Output nothing but the lines from the one with "Emit a Python" through the one with "16.1, 16.8, 15.05, 14.1, 14.2, 14.9, 15.8]", including both. Leave the pictures out of the copy.

▶ _EXTRACTED MATERIAL_
★ ★ ★ ★

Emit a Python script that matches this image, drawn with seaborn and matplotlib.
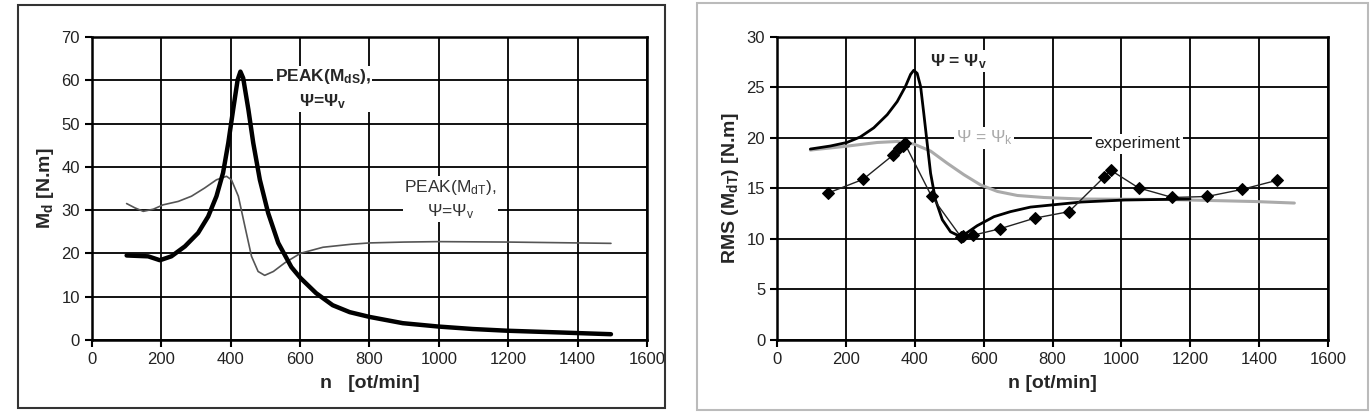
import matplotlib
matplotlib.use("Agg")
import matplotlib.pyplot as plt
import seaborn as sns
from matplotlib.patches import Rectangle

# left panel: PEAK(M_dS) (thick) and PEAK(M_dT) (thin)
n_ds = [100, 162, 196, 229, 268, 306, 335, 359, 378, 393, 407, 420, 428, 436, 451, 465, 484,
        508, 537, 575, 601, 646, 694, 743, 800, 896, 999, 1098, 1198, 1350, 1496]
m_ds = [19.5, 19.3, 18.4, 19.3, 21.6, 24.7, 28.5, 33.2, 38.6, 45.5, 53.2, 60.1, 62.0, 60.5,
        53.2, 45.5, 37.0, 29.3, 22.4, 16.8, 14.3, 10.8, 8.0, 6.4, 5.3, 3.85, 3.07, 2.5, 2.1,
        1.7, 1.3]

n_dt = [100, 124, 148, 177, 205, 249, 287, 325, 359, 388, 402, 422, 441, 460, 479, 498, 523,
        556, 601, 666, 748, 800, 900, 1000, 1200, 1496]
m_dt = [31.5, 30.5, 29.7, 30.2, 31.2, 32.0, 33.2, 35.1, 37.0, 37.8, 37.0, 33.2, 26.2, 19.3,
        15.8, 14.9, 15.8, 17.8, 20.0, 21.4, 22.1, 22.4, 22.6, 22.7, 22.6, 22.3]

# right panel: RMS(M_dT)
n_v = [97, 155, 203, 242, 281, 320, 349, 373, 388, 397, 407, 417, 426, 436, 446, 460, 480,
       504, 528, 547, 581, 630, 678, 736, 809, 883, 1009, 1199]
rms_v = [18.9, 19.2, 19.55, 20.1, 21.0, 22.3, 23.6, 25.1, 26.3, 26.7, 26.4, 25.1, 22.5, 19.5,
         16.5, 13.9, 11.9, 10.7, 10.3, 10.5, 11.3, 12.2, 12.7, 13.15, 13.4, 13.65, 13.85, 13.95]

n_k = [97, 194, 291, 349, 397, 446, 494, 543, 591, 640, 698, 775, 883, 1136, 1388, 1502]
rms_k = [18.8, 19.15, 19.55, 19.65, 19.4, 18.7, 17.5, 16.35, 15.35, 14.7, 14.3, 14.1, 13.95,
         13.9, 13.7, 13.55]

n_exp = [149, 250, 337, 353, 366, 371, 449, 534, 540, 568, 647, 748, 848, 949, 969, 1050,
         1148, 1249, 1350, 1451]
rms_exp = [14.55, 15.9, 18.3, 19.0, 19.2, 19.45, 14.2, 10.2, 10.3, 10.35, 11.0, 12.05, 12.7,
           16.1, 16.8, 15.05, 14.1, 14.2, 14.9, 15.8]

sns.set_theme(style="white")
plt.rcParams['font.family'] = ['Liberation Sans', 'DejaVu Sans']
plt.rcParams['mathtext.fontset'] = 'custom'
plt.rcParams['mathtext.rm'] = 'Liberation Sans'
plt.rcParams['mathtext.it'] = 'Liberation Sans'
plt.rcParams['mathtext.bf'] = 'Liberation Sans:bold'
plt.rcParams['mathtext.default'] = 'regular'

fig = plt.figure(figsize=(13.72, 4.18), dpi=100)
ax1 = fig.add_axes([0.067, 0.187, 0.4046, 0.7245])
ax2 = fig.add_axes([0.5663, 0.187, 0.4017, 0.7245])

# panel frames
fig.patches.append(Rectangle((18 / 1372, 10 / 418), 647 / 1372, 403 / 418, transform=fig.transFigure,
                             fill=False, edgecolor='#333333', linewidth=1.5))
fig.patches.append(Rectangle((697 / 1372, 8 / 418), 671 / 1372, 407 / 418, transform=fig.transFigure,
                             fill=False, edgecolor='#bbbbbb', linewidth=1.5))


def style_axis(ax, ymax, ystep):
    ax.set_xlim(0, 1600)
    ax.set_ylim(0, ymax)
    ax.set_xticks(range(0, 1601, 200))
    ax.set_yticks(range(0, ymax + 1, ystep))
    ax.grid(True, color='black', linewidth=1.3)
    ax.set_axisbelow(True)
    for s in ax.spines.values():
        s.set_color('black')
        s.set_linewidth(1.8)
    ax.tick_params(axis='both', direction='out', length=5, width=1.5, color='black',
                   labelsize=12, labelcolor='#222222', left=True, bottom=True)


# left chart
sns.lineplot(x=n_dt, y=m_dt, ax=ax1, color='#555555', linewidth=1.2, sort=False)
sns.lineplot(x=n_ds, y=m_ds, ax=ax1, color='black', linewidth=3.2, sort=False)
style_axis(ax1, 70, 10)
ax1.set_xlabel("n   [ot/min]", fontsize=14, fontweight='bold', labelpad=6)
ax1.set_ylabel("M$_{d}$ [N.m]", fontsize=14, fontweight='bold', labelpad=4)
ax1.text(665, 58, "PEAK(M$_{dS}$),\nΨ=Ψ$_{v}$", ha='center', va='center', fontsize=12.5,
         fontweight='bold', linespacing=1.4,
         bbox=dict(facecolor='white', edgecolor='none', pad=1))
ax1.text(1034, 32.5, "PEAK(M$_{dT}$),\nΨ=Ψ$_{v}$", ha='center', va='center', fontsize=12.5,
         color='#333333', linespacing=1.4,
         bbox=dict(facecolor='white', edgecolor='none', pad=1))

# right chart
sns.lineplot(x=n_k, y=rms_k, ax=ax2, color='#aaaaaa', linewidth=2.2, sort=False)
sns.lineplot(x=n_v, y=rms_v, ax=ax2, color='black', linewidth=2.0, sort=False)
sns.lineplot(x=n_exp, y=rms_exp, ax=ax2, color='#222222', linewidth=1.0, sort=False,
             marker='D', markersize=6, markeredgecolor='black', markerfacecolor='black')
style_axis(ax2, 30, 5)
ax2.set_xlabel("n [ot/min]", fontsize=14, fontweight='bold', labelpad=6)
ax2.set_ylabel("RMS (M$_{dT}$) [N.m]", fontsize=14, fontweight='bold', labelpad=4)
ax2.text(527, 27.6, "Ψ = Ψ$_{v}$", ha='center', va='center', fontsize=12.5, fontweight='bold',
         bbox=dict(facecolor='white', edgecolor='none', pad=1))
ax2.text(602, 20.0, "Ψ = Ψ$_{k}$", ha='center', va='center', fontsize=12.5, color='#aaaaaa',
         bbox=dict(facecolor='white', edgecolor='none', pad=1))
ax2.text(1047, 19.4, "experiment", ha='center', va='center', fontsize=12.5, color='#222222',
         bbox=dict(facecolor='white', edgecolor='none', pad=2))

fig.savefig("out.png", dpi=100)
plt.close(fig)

★ ★ ★ ★

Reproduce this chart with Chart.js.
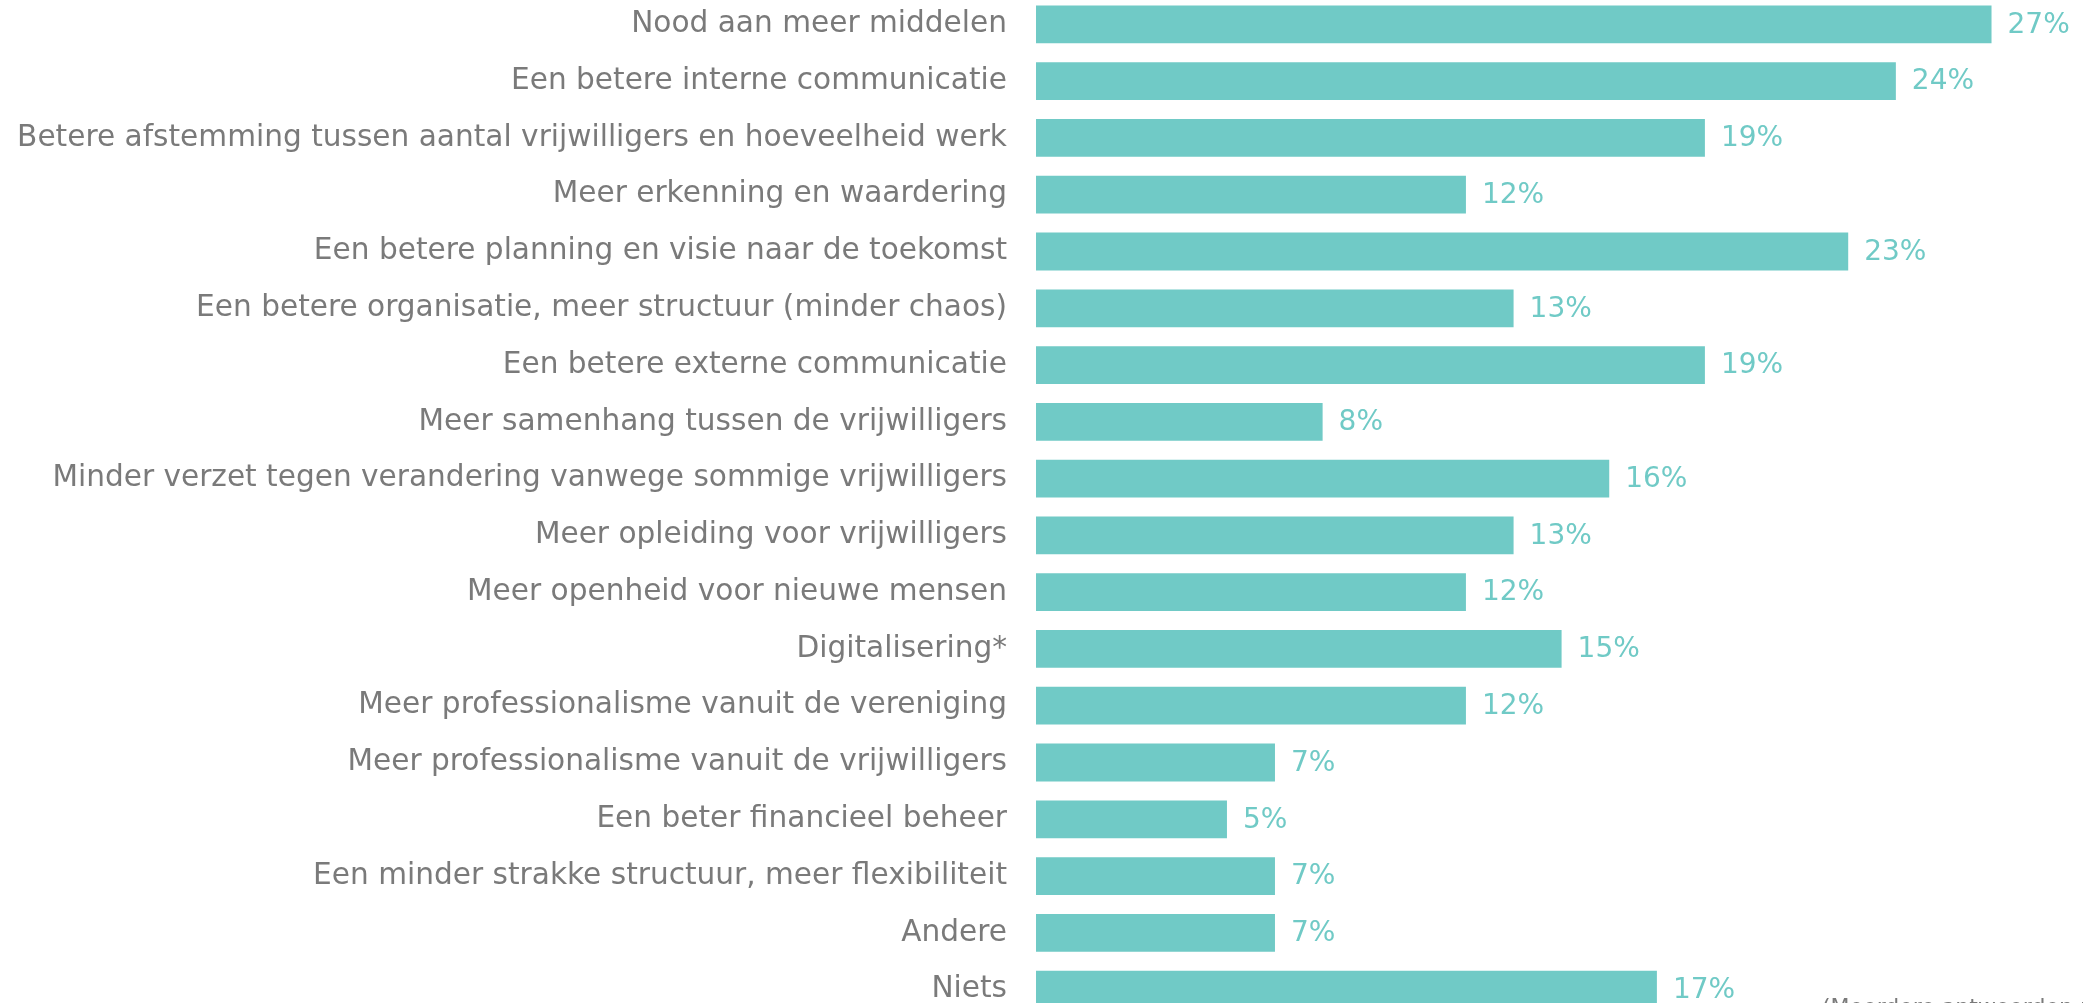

★ ★ ★ ★

▶ _EXERCISE ANSWER_
Emit a Python script that matches this image, drawn with seaborn and matplotlib.
import matplotlib
matplotlib.use("Agg")
import matplotlib.pyplot as plt
import seaborn as sns
from matplotlib.patches import Rectangle

# left panel: PEAK(M_dS) (thick) and PEAK(M_dT) (thin)
n_ds = [100, 162, 196, 229, 268, 306, 335, 359, 378, 393, 407, 420, 428, 436, 451, 465, 484,
        508, 537, 575, 601, 646, 694, 743, 800, 896, 999, 1098, 1198, 1350, 1496]
m_ds = [19.5, 19.3, 18.4, 19.3, 21.6, 24.7, 28.5, 33.2, 38.6, 45.5, 53.2, 60.1, 62.0, 60.5,
        53.2, 45.5, 37.0, 29.3, 22.4, 16.8, 14.3, 10.8, 8.0, 6.4, 5.3, 3.85, 3.07, 2.5, 2.1,
        1.7, 1.3]

n_dt = [100, 124, 148, 177, 205, 249, 287, 325, 359, 388, 402, 422, 441, 460, 479, 498, 523,
        556, 601, 666, 748, 800, 900, 1000, 1200, 1496]
m_dt = [31.5, 30.5, 29.7, 30.2, 31.2, 32.0, 33.2, 35.1, 37.0, 37.8, 37.0, 33.2, 26.2, 19.3,
        15.8, 14.9, 15.8, 17.8, 20.0, 21.4, 22.1, 22.4, 22.6, 22.7, 22.6, 22.3]

# right panel: RMS(M_dT)
n_v = [97, 155, 203, 242, 281, 320, 349, 373, 388, 397, 407, 417, 426, 436, 446, 460, 480,
       504, 528, 547, 581, 630, 678, 736, 809, 883, 1009, 1199]
rms_v = [18.9, 19.2, 19.55, 20.1, 21.0, 22.3, 23.6, 25.1, 26.3, 26.7, 26.4, 25.1, 22.5, 19.5,
         16.5, 13.9, 11.9, 10.7, 10.3, 10.5, 11.3, 12.2, 12.7, 13.15, 13.4, 13.65, 13.85, 13.95]

n_k = [97, 194, 291, 349, 397, 446, 494, 543, 591, 640, 698, 775, 883, 1136, 1388, 1502]
rms_k = [18.8, 19.15, 19.55, 19.65, 19.4, 18.7, 17.5, 16.35, 15.35, 14.7, 14.3, 14.1, 13.95,
         13.9, 13.7, 13.55]

n_exp = [149, 250, 337, 353, 366, 371, 449, 534, 540, 568, 647, 748, 848, 949, 969, 1050,
         1148, 1249, 1350, 1451]
rms_exp = [14.55, 15.9, 18.3, 19.0, 19.2, 19.45, 14.2, 10.2, 10.3, 10.35, 11.0, 12.05, 12.7,
           16.1, 16.8, 15.05, 14.1, 14.2, 14.9, 15.8]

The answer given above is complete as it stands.